■ TASK BRIEF ■
Exclude the pictures, then repeat the remaining data exactly.

■ RECORDS TO PROCESS ■
+===+

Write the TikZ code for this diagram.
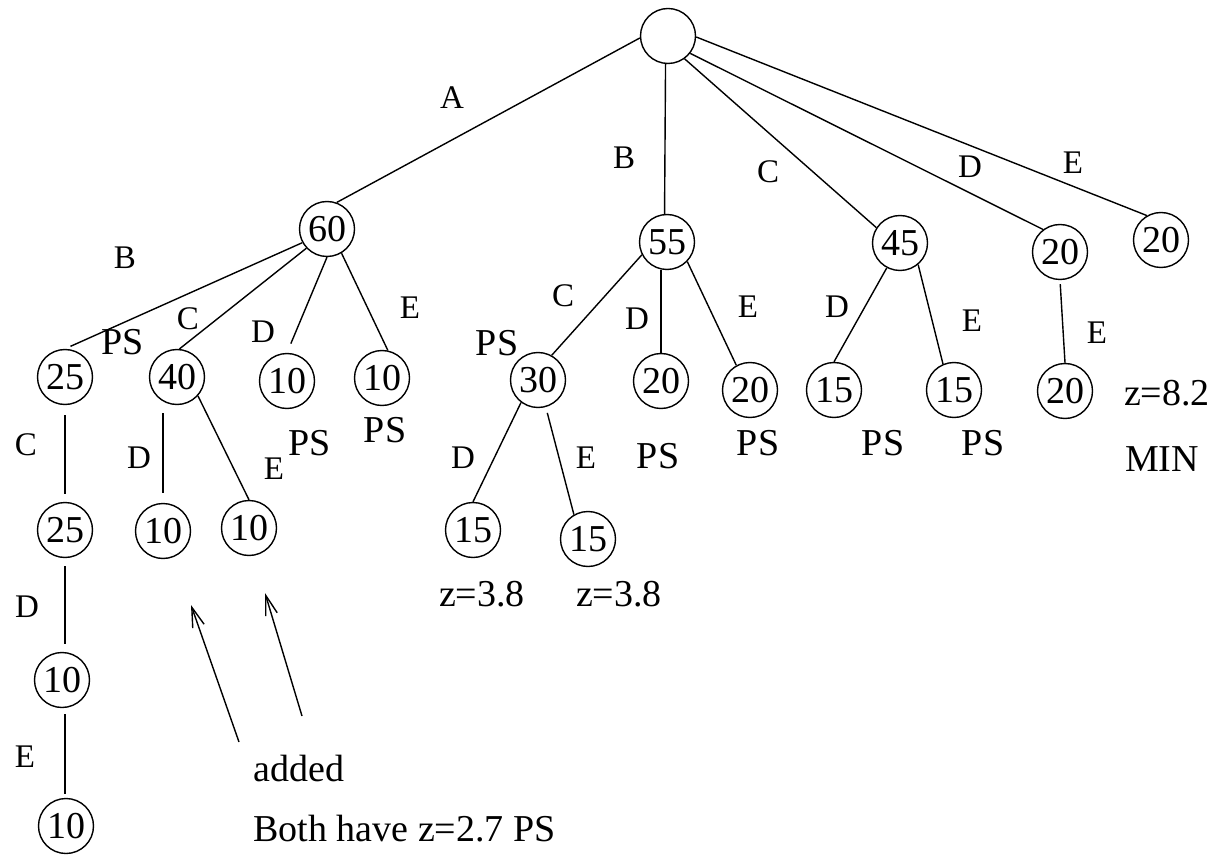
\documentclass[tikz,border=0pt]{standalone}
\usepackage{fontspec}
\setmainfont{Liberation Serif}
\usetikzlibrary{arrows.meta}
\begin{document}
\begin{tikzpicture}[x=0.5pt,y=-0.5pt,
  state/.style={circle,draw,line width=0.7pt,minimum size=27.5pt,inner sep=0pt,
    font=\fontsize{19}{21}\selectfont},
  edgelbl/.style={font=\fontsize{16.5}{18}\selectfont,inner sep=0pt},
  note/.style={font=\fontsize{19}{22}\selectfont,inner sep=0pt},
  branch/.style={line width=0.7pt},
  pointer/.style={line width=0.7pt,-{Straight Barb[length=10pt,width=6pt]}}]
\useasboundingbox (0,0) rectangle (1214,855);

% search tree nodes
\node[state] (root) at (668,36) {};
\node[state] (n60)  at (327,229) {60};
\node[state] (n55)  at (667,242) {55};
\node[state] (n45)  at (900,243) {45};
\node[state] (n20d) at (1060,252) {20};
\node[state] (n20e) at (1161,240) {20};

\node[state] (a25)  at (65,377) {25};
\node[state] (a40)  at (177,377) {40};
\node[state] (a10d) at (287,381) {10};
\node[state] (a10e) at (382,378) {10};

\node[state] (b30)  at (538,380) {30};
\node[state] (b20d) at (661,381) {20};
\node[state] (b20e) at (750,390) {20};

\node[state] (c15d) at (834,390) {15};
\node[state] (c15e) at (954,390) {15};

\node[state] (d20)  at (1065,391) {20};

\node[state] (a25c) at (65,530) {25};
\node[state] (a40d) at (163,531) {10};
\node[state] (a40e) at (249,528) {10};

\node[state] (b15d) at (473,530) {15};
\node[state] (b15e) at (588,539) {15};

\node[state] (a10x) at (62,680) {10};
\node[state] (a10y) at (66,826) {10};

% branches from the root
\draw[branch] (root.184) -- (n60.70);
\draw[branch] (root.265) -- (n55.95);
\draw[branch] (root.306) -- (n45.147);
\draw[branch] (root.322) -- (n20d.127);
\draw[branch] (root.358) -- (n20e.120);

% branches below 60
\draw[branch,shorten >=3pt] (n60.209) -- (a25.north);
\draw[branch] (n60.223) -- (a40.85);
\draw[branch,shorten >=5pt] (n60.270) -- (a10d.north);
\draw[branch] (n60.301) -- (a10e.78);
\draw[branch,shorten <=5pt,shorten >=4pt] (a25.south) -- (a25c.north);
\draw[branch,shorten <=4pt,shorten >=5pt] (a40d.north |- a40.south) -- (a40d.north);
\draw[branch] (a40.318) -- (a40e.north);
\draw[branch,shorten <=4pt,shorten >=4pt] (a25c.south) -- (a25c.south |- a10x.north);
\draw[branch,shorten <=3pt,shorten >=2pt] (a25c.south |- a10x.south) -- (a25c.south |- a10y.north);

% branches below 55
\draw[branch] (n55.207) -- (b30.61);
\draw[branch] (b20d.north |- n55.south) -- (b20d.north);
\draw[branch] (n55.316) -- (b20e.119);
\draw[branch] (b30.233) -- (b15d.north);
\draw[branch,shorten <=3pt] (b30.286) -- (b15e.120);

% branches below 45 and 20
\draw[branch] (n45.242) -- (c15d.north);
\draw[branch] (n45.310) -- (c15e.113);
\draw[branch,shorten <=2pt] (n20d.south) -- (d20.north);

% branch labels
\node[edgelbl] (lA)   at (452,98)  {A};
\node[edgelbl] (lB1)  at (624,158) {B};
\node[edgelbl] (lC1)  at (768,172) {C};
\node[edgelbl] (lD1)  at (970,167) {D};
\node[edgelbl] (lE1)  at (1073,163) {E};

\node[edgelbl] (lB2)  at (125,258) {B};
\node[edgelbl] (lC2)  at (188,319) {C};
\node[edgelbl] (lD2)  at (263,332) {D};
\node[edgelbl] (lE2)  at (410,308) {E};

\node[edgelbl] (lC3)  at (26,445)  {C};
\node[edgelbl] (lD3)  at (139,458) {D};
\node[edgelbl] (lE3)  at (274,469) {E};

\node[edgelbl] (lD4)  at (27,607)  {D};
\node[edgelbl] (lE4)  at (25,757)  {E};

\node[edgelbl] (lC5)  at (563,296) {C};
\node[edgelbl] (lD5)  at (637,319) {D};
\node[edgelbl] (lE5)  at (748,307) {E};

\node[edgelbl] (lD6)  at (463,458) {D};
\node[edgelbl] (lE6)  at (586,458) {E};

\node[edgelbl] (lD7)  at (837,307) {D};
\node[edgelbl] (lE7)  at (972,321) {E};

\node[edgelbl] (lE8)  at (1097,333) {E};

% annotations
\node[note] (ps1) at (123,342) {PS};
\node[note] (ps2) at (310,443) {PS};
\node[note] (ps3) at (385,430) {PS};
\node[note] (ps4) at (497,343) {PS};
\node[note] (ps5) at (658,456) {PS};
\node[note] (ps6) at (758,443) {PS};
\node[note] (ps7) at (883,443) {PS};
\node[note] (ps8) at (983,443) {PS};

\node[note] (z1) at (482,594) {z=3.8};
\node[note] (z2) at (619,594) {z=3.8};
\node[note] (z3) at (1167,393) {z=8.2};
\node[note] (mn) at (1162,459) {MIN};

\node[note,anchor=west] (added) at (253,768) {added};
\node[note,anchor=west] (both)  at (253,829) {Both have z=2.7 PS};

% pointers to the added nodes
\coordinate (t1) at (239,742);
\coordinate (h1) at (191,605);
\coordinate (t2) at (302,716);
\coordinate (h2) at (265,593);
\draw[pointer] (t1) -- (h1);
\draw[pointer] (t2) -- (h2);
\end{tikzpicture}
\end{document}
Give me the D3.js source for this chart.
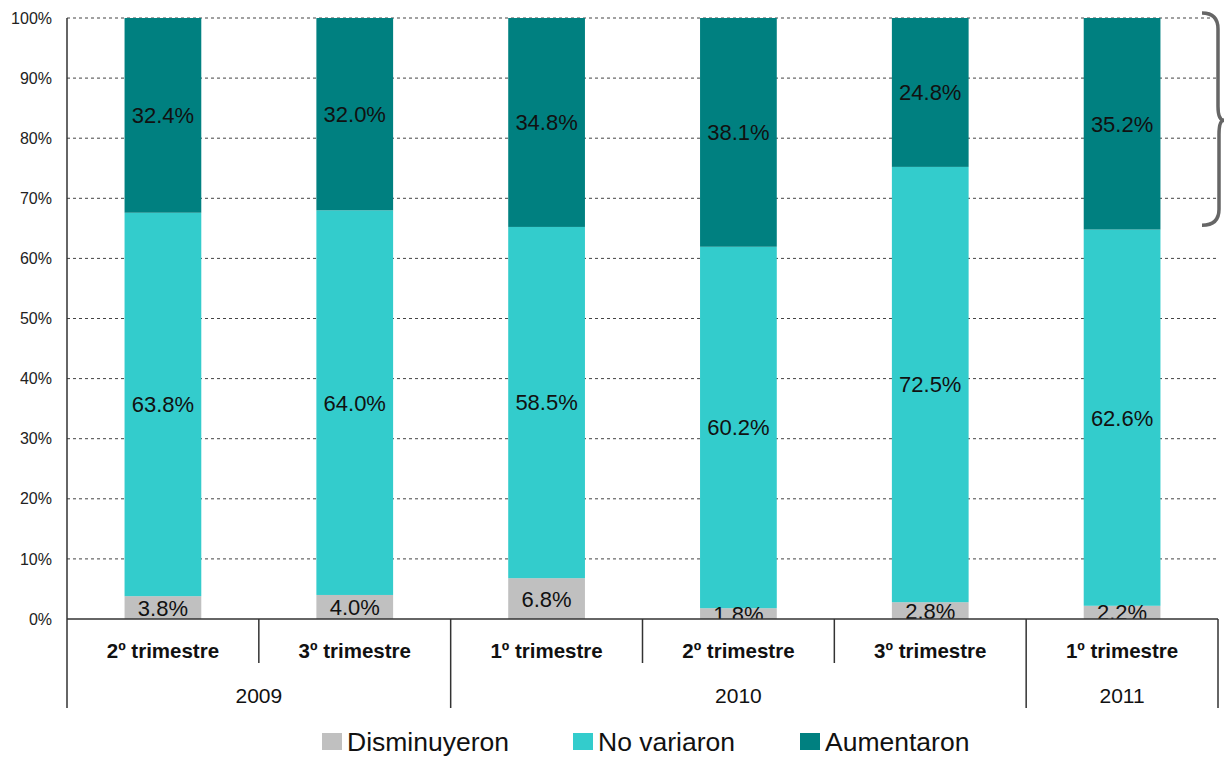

+===+

■ ANSWER IN FULL ■
Write the TikZ code for this diagram.
\documentclass[tikz,border=0pt]{standalone}
\usepackage{fontspec}
\setmainfont{Liberation Serif}
\usetikzlibrary{arrows.meta}
\begin{document}
\begin{tikzpicture}[x=0.5pt,y=-0.5pt,
  state/.style={circle,draw,line width=0.7pt,minimum size=27.5pt,inner sep=0pt,
    font=\fontsize{19}{21}\selectfont},
  edgelbl/.style={font=\fontsize{16.5}{18}\selectfont,inner sep=0pt},
  note/.style={font=\fontsize{19}{22}\selectfont,inner sep=0pt},
  branch/.style={line width=0.7pt},
  pointer/.style={line width=0.7pt,-{Straight Barb[length=10pt,width=6pt]}}]
\useasboundingbox (0,0) rectangle (1214,855);

% search tree nodes
\node[state] (root) at (668,36) {};
\node[state] (n60)  at (327,229) {60};
\node[state] (n55)  at (667,242) {55};
\node[state] (n45)  at (900,243) {45};
\node[state] (n20d) at (1060,252) {20};
\node[state] (n20e) at (1161,240) {20};

\node[state] (a25)  at (65,377) {25};
\node[state] (a40)  at (177,377) {40};
\node[state] (a10d) at (287,381) {10};
\node[state] (a10e) at (382,378) {10};

\node[state] (b30)  at (538,380) {30};
\node[state] (b20d) at (661,381) {20};
\node[state] (b20e) at (750,390) {20};

\node[state] (c15d) at (834,390) {15};
\node[state] (c15e) at (954,390) {15};

\node[state] (d20)  at (1065,391) {20};

\node[state] (a25c) at (65,530) {25};
\node[state] (a40d) at (163,531) {10};
\node[state] (a40e) at (249,528) {10};

\node[state] (b15d) at (473,530) {15};
\node[state] (b15e) at (588,539) {15};

\node[state] (a10x) at (62,680) {10};
\node[state] (a10y) at (66,826) {10};

% branches from the root
\draw[branch] (root.184) -- (n60.70);
\draw[branch] (root.265) -- (n55.95);
\draw[branch] (root.306) -- (n45.147);
\draw[branch] (root.322) -- (n20d.127);
\draw[branch] (root.358) -- (n20e.120);

% branches below 60
\draw[branch,shorten >=3pt] (n60.209) -- (a25.north);
\draw[branch] (n60.223) -- (a40.85);
\draw[branch,shorten >=5pt] (n60.270) -- (a10d.north);
\draw[branch] (n60.301) -- (a10e.78);
\draw[branch,shorten <=5pt,shorten >=4pt] (a25.south) -- (a25c.north);
\draw[branch,shorten <=4pt,shorten >=5pt] (a40d.north |- a40.south) -- (a40d.north);
\draw[branch] (a40.318) -- (a40e.north);
\draw[branch,shorten <=4pt,shorten >=4pt] (a25c.south) -- (a25c.south |- a10x.north);
\draw[branch,shorten <=3pt,shorten >=2pt] (a25c.south |- a10x.south) -- (a25c.south |- a10y.north);

% branches below 55
\draw[branch] (n55.207) -- (b30.61);
\draw[branch] (b20d.north |- n55.south) -- (b20d.north);
\draw[branch] (n55.316) -- (b20e.119);
\draw[branch] (b30.233) -- (b15d.north);
\draw[branch,shorten <=3pt] (b30.286) -- (b15e.120);

% branches below 45 and 20
\draw[branch] (n45.242) -- (c15d.north);
\draw[branch] (n45.310) -- (c15e.113);
\draw[branch,shorten <=2pt] (n20d.south) -- (d20.north);

% branch labels
\node[edgelbl] (lA)   at (452,98)  {A};
\node[edgelbl] (lB1)  at (624,158) {B};
\node[edgelbl] (lC1)  at (768,172) {C};
\node[edgelbl] (lD1)  at (970,167) {D};
\node[edgelbl] (lE1)  at (1073,163) {E};

\node[edgelbl] (lB2)  at (125,258) {B};
\node[edgelbl] (lC2)  at (188,319) {C};
\node[edgelbl] (lD2)  at (263,332) {D};
\node[edgelbl] (lE2)  at (410,308) {E};

\node[edgelbl] (lC3)  at (26,445)  {C};
\node[edgelbl] (lD3)  at (139,458) {D};
\node[edgelbl] (lE3)  at (274,469) {E};

\node[edgelbl] (lD4)  at (27,607)  {D};
\node[edgelbl] (lE4)  at (25,757)  {E};

\node[edgelbl] (lC5)  at (563,296) {C};
\node[edgelbl] (lD5)  at (637,319) {D};
\node[edgelbl] (lE5)  at (748,307) {E};

\node[edgelbl] (lD6)  at (463,458) {D};
\node[edgelbl] (lE6)  at (586,458) {E};

\node[edgelbl] (lD7)  at (837,307) {D};
\node[edgelbl] (lE7)  at (972,321) {E};

\node[edgelbl] (lE8)  at (1097,333) {E};

% annotations
\node[note] (ps1) at (123,342) {PS};
\node[note] (ps2) at (310,443) {PS};
\node[note] (ps3) at (385,430) {PS};
\node[note] (ps4) at (497,343) {PS};
\node[note] (ps5) at (658,456) {PS};
\node[note] (ps6) at (758,443) {PS};
\node[note] (ps7) at (883,443) {PS};
\node[note] (ps8) at (983,443) {PS};

\node[note] (z1) at (482,594) {z=3.8};
\node[note] (z2) at (619,594) {z=3.8};
\node[note] (z3) at (1167,393) {z=8.2};
\node[note] (mn) at (1162,459) {MIN};

\node[note,anchor=west] (added) at (253,768) {added};
\node[note,anchor=west] (both)  at (253,829) {Both have z=2.7 PS};

% pointers to the added nodes
\coordinate (t1) at (239,742);
\coordinate (h1) at (191,605);
\coordinate (t2) at (302,716);
\coordinate (h2) at (265,593);
\draw[pointer] (t1) -- (h1);
\draw[pointer] (t2) -- (h2);
\end{tikzpicture}
\end{document}
Give me the D3.js source for this chart.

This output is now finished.